Piet-Hein Geeris

Personal information
- Full name: Piet-Hein Willem Geeris
- Born: 29 March 1972 (age 54) Boxtel, Netherlands

Sport
- Sport: Field hockey

Senior career
- Years: Team / Caps / Goals
- –: MEP / - / -
- –: Cernusco / - / -
- –: Tilburg / - / -
- –: Den Bosch / - / -
- –: Oranje Zwart / - / -
- –: Royal Antwerp / - / -

National team
- Years: Team / Caps / Goals
- 1993–2004: Netherlands / 194 / (29)

Medal record
Men's field hockey
Representing the Netherlands
Olympic Games
| Gold medal – first place | 2000 Sydney | Team |
World Cup
| Gold medal – first place | 1998 Utrecht | Team |
| Bronze medal – third place | 2002 Kuala Lumpur | Team |
Champions Trophy
| Gold medal – first place | 1998 Lahore | Team |
| Gold medal – first place | 2000 Amstelveen | Team |
| Gold medal – first place | 2002 Cologne | Team |
| Gold medal – first place | 2003 Amstelveen | Team |
| Bronze medal – third place | 1993 Kuala Lumpur | Team |
| Bronze medal – third place | 1999 Brisbane | Team |
| Bronze medal – third place | 2001 Rotterdam | Team |

= Piet-Hein Geeris =

Dutch field hockey player (born 1972)

Piet-Hein Willem Geeris (born 29 March 1972 in Boxtel) is a former Dutch field hockey player, who played 194 international matches for the Netherlands, in which he scored 29 goals.

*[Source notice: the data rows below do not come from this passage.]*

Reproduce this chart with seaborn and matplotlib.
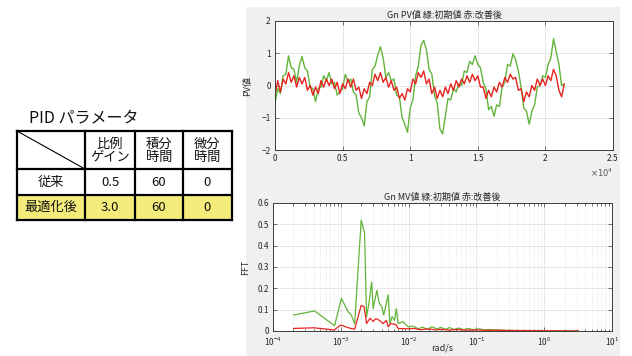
import matplotlib
matplotlib.use("Agg")
import matplotlib.pyplot as plt
from matplotlib.patches import Rectangle
from matplotlib.ticker import LogLocator, NullFormatter
import seaborn as sns

# ---- table data ----
TABLE_TITLE = "PID パラメータ"
COL_HEADERS = ["比例\nゲイン", "積分\n時間", "微分\n時間"]
ROW_LABELS = ["従来", "最適化後"]
ROW_VALUES = [["0.5", "60", "0"], ["3.0", "60", "0"]]

# ---- PV time series (sampled every 200 s) ----
PV_TIME = list(range(0, 21401, 200))
PV_GREEN = [
    -0.55, -0.1, -0.25, 0.3, 0.35, 0.92, 0.55, 0.5, 0.1, 0.62,
    0.9, 0.55, 0.45, -0.05, -0.1, -0.5, -0.1, -0.05, 0.3, 0.15,
    0.4, 0.05, 0.1, -0.3, -0.2, -0.1, 0.35, 0.1, 0.2, -0.2,
    -0.3, -0.85, -1.0, -1.25, -0.5, -0.35, 0.5, 0.6, 0.95, 1.2,
    0.85, 0.25, 0.4, 0.15, 0.2, -0.3, -0.35, -1.0, -1.2, -1.45,
    -0.7, -0.45, 0.3, 0.6, 1.25, 1.4, 1.1, 0.5, 0.35, -0.3,
    -0.55, -1.35, -1.5, -0.95, -0.4, -0.45, -0.1, -0.2, 0.05, 0.0,
    0.45, 0.4, 0.75, 0.65, 0.92, 0.65, 0.55, 0.1, -0.1, -0.75,
    -0.65, -0.95, -0.6, -0.65, -0.05, 0.1, 0.65, 0.6, 0.98, 0.8,
    0.45, -0.05, -0.7, -0.8, -1.2, -0.8, -0.6, -0.05, 0.0, 0.3,
    0.25, 0.65, 0.85, 1.45, 1.05, 0.65, 0.0, 0.05,
]
PV_RED = [
    -0.3, 0.15, -0.2, 0.2, 0.05, 0.4, 0.1, 0.3, -0.05, 0.25,
    0.05, 0.25, -0.15, 0.0, -0.3, -0.05, -0.25, 0.15, -0.05, 0.2,
    0.0, 0.2, -0.1, 0.1, -0.25, 0.05, -0.1, 0.2, -0.05, 0.2,
    -0.15, -0.05, -0.4, -0.1, -0.25, 0.1, 0.0, 0.35, 0.15, 0.4,
    0.1, 0.25, -0.05, 0.15, -0.15, -0.05, -0.4, -0.25, -0.45, -0.1,
    -0.2, 0.2, 0.05, 0.4, 0.25, 0.45, 0.05, 0.2, -0.25, -0.05,
    -0.4, -0.15, -0.35, -0.05, -0.25, 0.05, -0.15, 0.15, -0.05, 0.2,
    0.05, 0.3, 0.1, 0.35, 0.15, 0.3, -0.05, -0.05, -0.4, -0.15,
    -0.35, -0.05, -0.2, 0.1, -0.05, 0.25, 0.1, 0.35, 0.2, 0.25,
    -0.15, -0.1, -0.5, -0.2, -0.35, 0.0, -0.15, 0.2, 0.0, 0.2,
    0.0, 0.3, 0.15, 0.5, 0.3, -0.15, -0.35, 0.05,
]
PV_XTICKS = [0, 5000, 10000, 15000, 20000, 25000]
PV_XTICKLABELS = ["0", "0.5", "1", "1.5", "2", "2.5"]
PV_YTICKS = [-2, -1, 0, 1, 2]

# ---- MV FFT spectrum ----
FFT_FREQ_GREEN = [
    2e-4, 4.1e-4, 8.1e-4, 1.02e-3, 1.28e-3, 1.43e-3, 1.6e-3, 2.0e-3, 2.24e-3, 2.4e-3,
    2.6e-3, 2.85e-3, 3.0e-3, 3.4e-3, 3.7e-3, 4.0e-3, 4.3e-3, 4.7e-3, 5.0e-3, 5.3e-3,
    5.7e-3, 6.2e-3, 6.6e-3, 7.0e-3, 8.3e-3, 9.8e-3, 1.16e-2, 0.014, 0.016, 0.019,
    0.022, 0.026, 0.03, 0.035, 0.04, 0.047, 0.055, 0.065, 0.075, 0.09,
    0.11, 0.13, 0.16, 0.2, 0.3, 0.5, 1.0, 2.0, 3.2,
]
FFT_GREEN = [
    0.075, 0.094, 0.025, 0.153, 0.09, 0.075, 0.033, 0.52, 0.46, 0.067,
    0.13, 0.23, 0.105, 0.19, 0.13, 0.115, 0.075, 0.13, 0.17, 0.035,
    0.067, 0.05, 0.105, 0.035, 0.044, 0.02, 0.023, 0.01, 0.018, 0.008,
    0.02, 0.01, 0.017, 0.008, 0.016, 0.007, 0.014, 0.006, 0.012, 0.006,
    0.01, 0.005, 0.007, 0.004, 0.003, 0.002, 0.001, 0.001, 0.0,
]
FFT_FREQ_RED = [
    2e-4, 4e-4, 8e-4, 1.0e-3, 1.3e-3, 1.6e-3, 2.0e-3, 2.2e-3, 2.4e-3, 2.7e-3,
    3.0e-3, 3.3e-3, 3.7e-3, 4.2e-3, 4.7e-3, 5.0e-3, 5.5e-3, 6.5e-3, 7e-3, 1e-2,
    0.012, 0.015, 0.02, 0.025, 0.03, 0.04, 0.05, 0.07, 0.1, 0.15,
    0.2, 0.3, 0.5, 1.0, 3.2,
]
FFT_RED = [
    0.012, 0.015, 0.005, 0.028, 0.015, 0.008, 0.12, 0.115, 0.035, 0.06,
    0.045, 0.058, 0.05, 0.035, 0.05, 0.02, 0.035, 0.03, 0.012, 0.01,
    0.012, 0.006, 0.01, 0.005, 0.008, 0.004, 0.007, 0.004, 0.005, 0.003,
    0.004, 0.002, 0.002, 0.001, 0.0,
]
FFT_YTICKS = [0, 0.1, 0.2, 0.3, 0.4, 0.5, 0.6]
FFT_YTICKLABELS = ["0", "0.1", "0.2", "0.3", "0.4", "0.5", "0.6"]

GREEN = "#62b43a"
RED = "#e5231f"
FRAME = "#3c3c3c"
TEXT = "#262626"
W, H = 632, 356

sns.set_style("ticks")
plt.rcParams["font.family"] = ["Noto Sans CJK JP", "DejaVu Sans"]


def matlab_axes(ax):
    ax.set_facecolor("white")
    for side in ax.spines.values():
        side.set_color(FRAME)
        side.set_linewidth(0.7)
    ax.tick_params(which="both", direction="in", top=True, right=True,
                   colors=FRAME, labelcolor=TEXT, labelsize=6, width=0.5)
    ax.tick_params(which="major", length=3, pad=3)
    ax.tick_params(which="minor", length=1.8)
    ax.grid(which="major", color="#e2e2e2", linewidth=0.6)
    ax.set_axisbelow(True)


fig = plt.figure(figsize=(W / 100, H / 100), dpi=100)
fig.patch.set_facecolor("white")

# gray figure panel behind the two plots
bg = fig.add_axes([0, 0, 1, 1], zorder=-5)
bg.set_xlim(0, W)
bg.set_ylim(H, 0)
bg.axis("off")
bg.add_patch(Rectangle((246, 7), 374, H - 7, facecolor="#f0f0f0", edgecolor="none"))

# ---- table on the left ----
tab = fig.add_axes([0, 0, 1, 1], zorder=5)
tab.set_xlim(0, W)
tab.set_ylim(H, 0)
tab.axis("off")
xs = [17, 85, 135, 183, 232]
ys = [131, 169, 195, 220]
tab.text(29, 118, TABLE_TITLE, fontsize=11.5, va="center", ha="left", color="#111111")
tab.add_patch(Rectangle((xs[0], ys[2]), xs[-1] - xs[0], ys[3] - ys[2],
                        facecolor="#f3ec7a", edgecolor="none"))
for x in xs:
    tab.plot([x, x], [ys[0], ys[-1]], color="black", lw=1.6, solid_capstyle="projecting")
for y in ys:
    tab.plot([xs[0], xs[-1]], [y, y], color="black", lw=1.6, solid_capstyle="projecting")
tab.plot([xs[0], xs[1]], [ys[0], ys[1]], color="black", lw=0.8)
for j, head in enumerate(COL_HEADERS):
    tab.text((xs[j + 1] + xs[j + 2]) / 2, (ys[0] + ys[1]) / 2 + 1, head,
             fontsize=9.5, ha="center", va="center", linespacing=1.0, color="#111111")
for i, label in enumerate(ROW_LABELS):
    yc = (ys[i + 1] + ys[i + 2]) / 2
    tab.text((xs[0] + xs[1]) / 2, yc, label, fontsize=9.5, ha="center", va="center", color="#111111")
    for j, val in enumerate(ROW_VALUES[i]):
        tab.text((xs[j + 1] + xs[j + 2]) / 2, yc, val, fontsize=9.5,
                 ha="center", va="center", color="#111111")

# ---- top: PV time series ----
ax1 = fig.add_axes([275 / W, 1 - 150 / H, 338 / W, 129 / H])
matlab_axes(ax1)
sns.lineplot(x=PV_TIME, y=PV_GREEN, ax=ax1, color=GREEN, linewidth=1.0, estimator=None)
sns.lineplot(x=PV_TIME, y=PV_RED, ax=ax1, color=RED, linewidth=1.0, estimator=None)
ax1.set_xlim(0, 25000)
ax1.set_ylim(-2, 2)
ax1.set_xticks(PV_XTICKS)
ax1.set_xticklabels(PV_XTICKLABELS)
ax1.set_yticks(PV_YTICKS)
ax1.set_ylabel("PV値", fontsize=6.5, color=TEXT, labelpad=7)
ax1.set_title("Gn PV値 緑:初期値 赤:改善後", fontsize=6.5, color=TEXT, pad=2)
ax1.text(1.0, -0.13, r"$\times 10^{4}$", transform=ax1.transAxes, fontsize=6,
         ha="right", va="top", color="#555555")

# ---- bottom: MV FFT ----
ax2 = fig.add_axes([273 / W, 1 - 331 / H, 339 / W, 128 / H])
sns.lineplot(x=FFT_FREQ_GREEN, y=FFT_GREEN, ax=ax2, color=GREEN, linewidth=0.9, estimator=None)
sns.lineplot(x=FFT_FREQ_RED, y=FFT_RED, ax=ax2, color=RED, linewidth=0.9, estimator=None)
ax2.set_xscale("log")
matlab_axes(ax2)
ax2.grid(which="minor", color="#dadada", linewidth=0.5, linestyle=":")
ax2.set_xlim(1e-4, 10)
ax2.set_ylim(0, 0.6)
ax2.xaxis.set_major_locator(LogLocator(base=10, numticks=10))
ax2.xaxis.set_minor_locator(LogLocator(base=10, subs=range(2, 10), numticks=10))
ax2.xaxis.set_minor_formatter(NullFormatter())
ax2.set_yticks(FFT_YTICKS)
ax2.set_yticklabels(FFT_YTICKLABELS)
ax2.set_ylabel("FFT", fontsize=6.5, color=TEXT, labelpad=5)
ax2.set_xlabel("")
ax2.text(0.5, -0.135, "rad/s", transform=ax2.transAxes, fontsize=6.5,
         ha="center", va="center", color=TEXT)
ax2.set_title("Gn MV値 緑:初期値 赤:改善後", fontsize=6.5, color=TEXT, pad=2)

fig.savefig("out.png", dpi=100)
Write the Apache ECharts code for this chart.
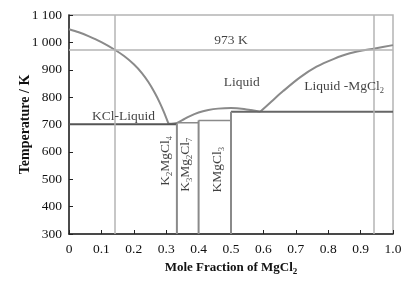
<!DOCTYPE html>
<html>
<head>
<meta charset="utf-8">
<script src="https://cdn.jsdelivr.net/npm/echarts@6/dist/echarts.min.js"></script>
<style>
  html, body { margin: 0; padding: 0; background: #fff; }
  #phase { width: 419px; height: 295px; }
</style>
</head>
<body>
<div id="phase"></div>
<script>
// liquidus curves: [mole fraction MgCl2, T / K]
const kclLiquidus = [[0, 1048], [0.03, 1037], [0.06, 1023], [0.10, 1001], [0.14, 974], [0.17, 950], [0.20, 920], [0.225, 888], [0.245, 855], [0.265, 815], [0.28, 780], [0.293, 745], [0.307, 703]];
const compoundDome = [[0.307, 703], [0.333, 706], [0.35, 716], [0.37, 729], [0.40, 744], [0.43, 753], [0.46, 758], [0.50, 760], [0.54, 757], [0.57, 751], [0.59, 747]];
const mgcl2Liquidus = [[0.59, 747], [0.625, 784], [0.661, 822], [0.713, 872], [0.764, 911], [0.816, 939], [0.867, 960], [0.944, 978], [1.0, 990]];

// solidus / compound lines
const eutectic = [[0, 701], [0.333, 701]];
const compoundX = [0.333, 0.4, 0.5];
const compoundTop = [703, 715, 747];
const k3Solidus = [[0.333, 706], [0.4, 706]];
const kmSolidus = [[0.4, 715], [0.5, 715]];
const peritectic = [[0.5, 747], [1.0, 747]];

// reference lines
const refTemps = [973];
const refFractions = [0.14, 0.94];

// text annotations
const labelTexts = ['973 K', 'Liquid', 'KCl-Liquid', '{n|Liquid -MgCl}{s|2}', '{n|K}{s|2}{n|MgCl}{s|4}', '{n|K}{s|3}{n|Mg}{s|2}{n|Cl}{s|7}', '{n|KMgCl}{s|3}'];
const labelPos = [[0.5, 1008], [0.533, 855], [0.168, 729], [0.849, 838], [0.298, 567], [0.36, 553], [0.458, 535]];
const labelRotate = [0, 0, 0, 0, 90, 90, 90];

const serif = '"Liberation Serif", "DejaVu Serif", serif';
const richText = {
  n: { fontFamily: serif, fontSize: 13.5, color: '#111' },
  s: { fontFamily: serif, fontSize: 8.5, color: '#111', padding: [8, 0, 0, 0] }
};

const chart = echarts.init(document.getElementById('phase'));

function seg(data, color, width) {
  return {
    type: 'line', data: data, showSymbol: false, symbol: 'none', silent: true,
    lineStyle: { color: color, width: width }, z: 3
  };
}

const series = [
  Object.assign(seg(kclLiquidus, '#8a8a8a', 2), { smooth: 0.3 }),
  Object.assign(seg(compoundDome, '#8a8a8a', 2), { smooth: 0.3 }),
  Object.assign(seg(mgcl2Liquidus, '#8a8a8a', 2), { smooth: 0.3 }),
  seg(eutectic, '#555', 2),
  seg(k3Solidus, '#8a8a8a', 1.5),
  seg(kmSolidus, '#8a8a8a', 1.5),
  seg(peritectic, '#666', 2)
];
compoundX.forEach(function (x, i) {
  series.push(seg([[x, compoundTop[i]], [x, 300]], '#8a8a8a', 2));
});

// reference lines as markLine on an empty series
series.push({
  type: 'line', data: [], silent: true, z: 2,
  markLine: {
    symbol: 'none', silent: true, label: { show: false },
    lineStyle: { color: '#b4b4b4', width: 1.5, type: 'solid' },
    data: refTemps.map(t => ({ yAxis: t })).concat(refFractions.map(f => ({ xAxis: f })))
  }
});

series.push({
  type: 'scatter', symbolSize: 0, silent: true, z: 5,
  data: labelPos.map((p, i) => ({
    value: p,
    label: {
      show: true, position: 'inside', formatter: labelTexts[i], rotate: labelRotate[i],
      fontFamily: serif, fontSize: 13.5, color: '#111', rich: richText
    }
  }))
});

chart.setOption({
  animation: false,
  grid: { left: 69, right: 26, top: 15, bottom: 61, show: true, borderColor: '#b4b4b4', borderWidth: 1.5 },
  xAxis: {
    type: 'value', min: 0, max: 1, interval: 0.1,
    name: '{b|Mole Fraction of MgCl}{s|2}', nameLocation: 'middle', nameGap: 24,
    nameTextStyle: {
      rich: {
        b: { fontFamily: serif, fontSize: 13, fontWeight: 'bold', color: '#111' },
        s: { fontFamily: serif, fontSize: 9, fontWeight: 'bold', color: '#111', padding: [8, 0, 0, 0] }
      }
    },
    axisLine: { lineStyle: { color: '#222', width: 1.5 } },
    axisTick: { inside: true, length: 4, lineStyle: { color: '#222' } },
    axisLabel: {
      fontFamily: serif, fontSize: 13.5, color: '#111', margin: 8,
      formatter: v => v === 0 ? '0' : v.toFixed(1)
    },
    splitLine: { show: false }
  },
  yAxis: {
    type: 'value', min: 300, max: 1100, interval: 100,
    name: 'Temperature / K', nameLocation: 'middle', nameGap: 37, nameMoveOverlap: false,
    nameTextStyle: { fontFamily: serif, fontSize: 14, fontWeight: 'bold', color: '#111' },
    axisLine: { show: true, lineStyle: { color: '#222', width: 1.5 } },
    axisTick: { show: true, inside: true, length: 4, lineStyle: { color: '#222' } },
    axisLabel: {
      fontFamily: serif, fontSize: 13.5, color: '#111', margin: 7,
      formatter: v => v >= 1000 ? '1 ' + String(v).slice(1) : String(v)
    },
    splitLine: { show: false }
  },
  series: series
});
</script>
</body>
</html>
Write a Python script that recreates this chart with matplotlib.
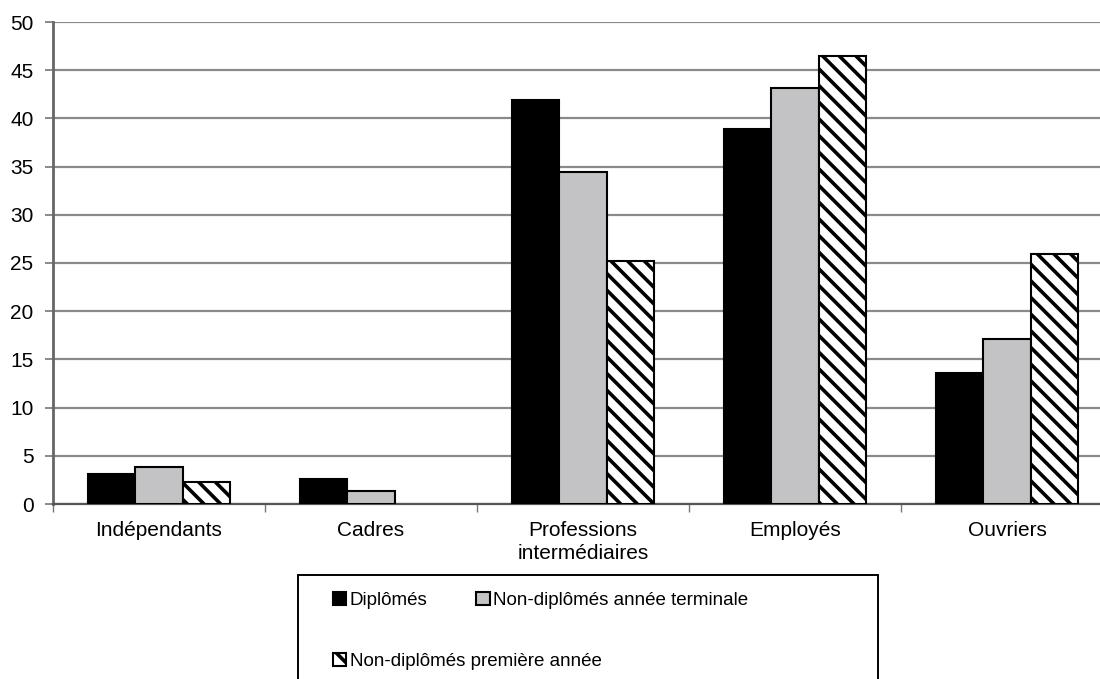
import numpy as np
import matplotlib
matplotlib.use('Agg')
import matplotlib.pyplot as plt
from matplotlib.patches import Rectangle

plt.rcParams['font.family'] = ['Liberation Sans', 'DejaVu Sans']
plt.rcParams['hatch.linewidth'] = 2.6

# catégories socioprofessionnelles et pourcentages
categories = ['Indépendants', 'Cadres', 'Professions\nintermédiaires', 'Employés', 'Ouvriers']
diplomes = [3.1, 2.6, 41.9, 38.9, 13.6]
non_dipl_terminale = [3.8, 1.3, 34.4, 43.2, 17.1]
non_dipl_premiere = [2.3, 0, 25.2, 46.5, 25.9]
series_labels = ['Diplômés', 'Non-diplômés année terminale', 'Non-diplômés première année']

fig = plt.figure(figsize=(11, 6.79), dpi=100)
ax = fig.add_axes([53 / 1100, 1 - 504 / 679, 1060 / 1100, 482 / 679])

x = np.arange(len(categories))
w = 0.222
b1 = ax.bar(x - w, diplomes, w, color='black', edgecolor='black', linewidth=1.5, zorder=3)
b2 = ax.bar(x, non_dipl_terminale, w, color='#c3c3c5', edgecolor='black', linewidth=1.5, zorder=3)
b3 = ax.bar(x + w, non_dipl_premiere, w, color='white', edgecolor='black', linewidth=1.5,
            hatch='\\\\', zorder=3)
# pas de trait pour les barres nulles
for bars in (b1, b2, b3):
    for p in bars:
        if p.get_height() == 0:
            p.set_visible(False)

ax.set_xlim(-0.5, len(categories) - 0.5)
ax.set_ylim(0, 50)
ax.set_yticks(np.arange(0, 51, 5))
ax.yaxis.grid(True, color='#8a8a8a', linewidth=1.6, zorder=0)
ax.set_axisbelow(True)

ax.set_xticks(x)
ax.set_xticklabels(categories, fontsize=15, linespacing=1.3)
ax.set_xticks(np.arange(-0.5, len(categories), 1), minor=True)
ax.tick_params(axis='x', which='major', length=0, pad=12)
ax.tick_params(axis='x', which='minor', length=6, width=1, color='#777777', direction='out')
ax.tick_params(axis='y', labelsize=15, length=6, width=1.2, color='#777777', pad=8)

for s in ['top', 'right']:
    ax.spines[s].set_visible(False)
ax.spines['left'].set_color('#666666')
ax.spines['left'].set_linewidth(2)
ax.spines['bottom'].set_color('#555555')
ax.spines['bottom'].set_linewidth(1.6)

# cadre de la légende
fig.patches.append(Rectangle((298 / 1100, -0.05), 580 / 1100, 0.05 + (679 - 575) / 679,
                             transform=fig.transFigure, facecolor='white',
                             edgecolor='black', linewidth=1.4))
leg_kw = dict(loc='upper left', frameon=False, fontsize=13.5, handlelength=0.7,
              handleheight=0.7, handletextpad=0.2, borderaxespad=0, borderpad=0)
fig.legend([b1, b2], series_labels[:2], ncol=2, columnspacing=2.6,
           bbox_to_anchor=(333 / 1100, 1 - 592 / 679), **leg_kw)
fig.legend([b3], series_labels[2:], bbox_to_anchor=(333 / 1100, 1 - 653 / 679), **leg_kw)

fig.savefig('out.png', dpi=100)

The forward and midfielder made his debut for the Dutch on 5 May 1993 in a friendly match against Ireland. His last appearance in the Holland squad came just before the 2004 Summer Olympics in Athens.

Geeris played in the Dutch League for MEP, HC Tilburg, HC Den Bosch and Oranje Zwart. In between he also went to Italy, and played for Cernusco. He stopped competing at top level in the spring of 2004, and then continued playing in Belgium.